2Cor 9,6-10
El que siembra tacañamente, tacañamente cosechará; el que siembra generosamente, generosamente cosechará. Cada uno dé como haya decidido su conciencia: no a disgusto ni por compromiso; porque al que da de buena gana lo ama Dios. Tiene Dios poder para colmaros de toda clase de favores, de modo que, teniendo siempre lo suficiente, os sobre para obras buenas. Como dice la Escritura: «Reparte limosna a los pobres, su justicia es constante, sin falta.» El que proporciona semilla para sembrar y pan para comer os proporcionará y aumentará la semilla, y multiplicará la cosecha de vuestra justicia.
La generosidad hace parte del Ser de Dios, así como lo habíamos visto también en las meditaciones sobre Dios Padre. Nosotros no solamente hemos de dar generosamente; sino que también hemos de hacerlo con corazón alegre. Con esta interpelación podemos mirar profundamente el Corazón de Dios, porque el Señor quiere que nos asemejemos a Él. Para ello, es necesario vencer ese corazón nuestro, que a menudo es tan pequeño y estrecho. Con cada gesto del dar, aunque sea a fuerza de negarnos a nosotros mismos, estamos abriendo la puerta para la gracia de Dios, que se nos manifiesta en sobreabundancia. De hecho, Dios no solamente es generoso; sino que Él mismo es la generosidad. Es decir que su ser es dar en abundancia, conceder su amor en abundancia; más aún, en sobreabundancia.
El texto bíblico de hoy no se refiere solamente al compartir de los bienes materiales, que es lo que entendemos con mayor facilidad. La exhortación va mucho más allá de eso; si bien lo implica, porque si no podemos compartir los bienes materiales, difícilmente estaremos dispuestos a compartir con generosidad los bienes espirituales.
Es un asunto del corazón, un asunto del amor… El verdadero amor nos ayuda a trascendernos a nosotros mismos. Pensemos, por ejemplo, en el amor de una buena madre, que está dispuesta a hacerlo todo por su hijo. Ella no estará haciendo los cálculos ni demostrando a toda hora lo que ha hecho por él, sino que simplemente lo hará por amor al niño.

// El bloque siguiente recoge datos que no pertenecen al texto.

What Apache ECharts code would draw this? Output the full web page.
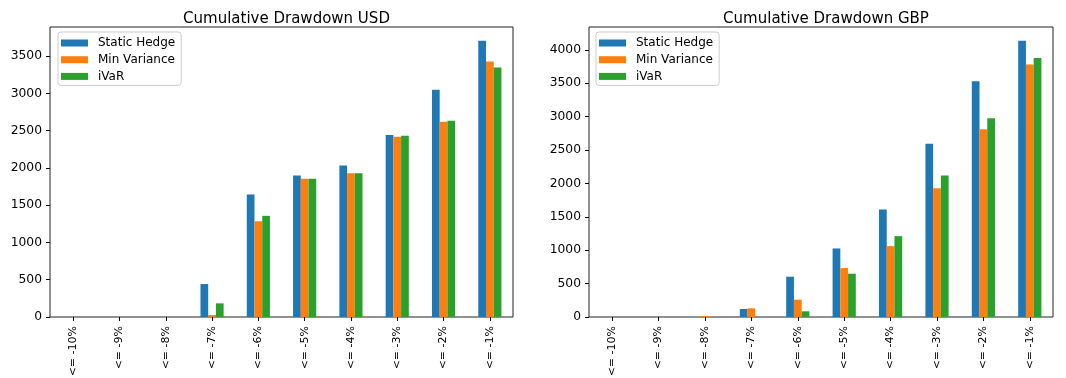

Esta cualidad del amor de Dios ha sido particularmente infundida en la naturaleza de la mujer (por lo que es tanto más desconcertante que se esté proliferando una mentalidad en la que lo “natural” ya no es natural). Pero cuando el amor se vuelve sobrenatural, va aún mucho más allá de este amor natural.
Sí, en esta nueva dimensión el corazón se abre a toda la humanidad. Cuando vemos a los hombres con los ojos de Dios, cuando Su bondad y generosidad llenan cada vez más nuestro corazón, entonces no solamente estaremos preocupados por las necesidades materiales de las personas; sino, aún más, por las espirituales. La preocupación por la salvación de los hombres era el impulso de San Pablo; mientras que, al mismo tiempo, se ocupaba solícitamente por los pobres en Jerusalén. ¡Ambos elementos van de la mano! De hecho, así es como Dios mismo actúa.
En cambio, si notamos que la Iglesia empieza a ocuparse más del bienestar material de las personas que de su salvación eterna, entonces sí hemos de ponernos pensativos y observarlo con reserva. Los discípulos no fueron enviados en primera instancia para llevar a los hombres el pan material ni para resolver asuntos políticos, sino que su generosidad consistía en entregar toda su vida para el anuncio del evangelio. Ellos sembraron generosamente, y, por tanto, cosecharon también generosamente, pues el fruto es la vida eterna y la cercanía de Dios en la eternidad.
Lo decisivo en esta exhortación del Apóstol es la actitud de la generosidad, que es como Dios mismo es. De acuerdo a esta medida, trascendemos la “etiqueta“ que suele estar presente en la sociedad: se calcula lo que se da y está definido qué es lo que hay que dar a cambio.
Con el Señor no sucede así, porque Él da movido por el amor de su corazón y no hace cálculos. Esta actitud debemos aprenderla, de manera que el amor en nuestro corazón se acreciente y nos lleve a esta actitud totalmente distinta. Entonces daremos sin calcular, rezaremos por las personas sin calcular, transmitiremos el evangelio sin calcular, porque la recompensa que nos aguarda es otra: crecer en el amor y estar más cerca de Dios.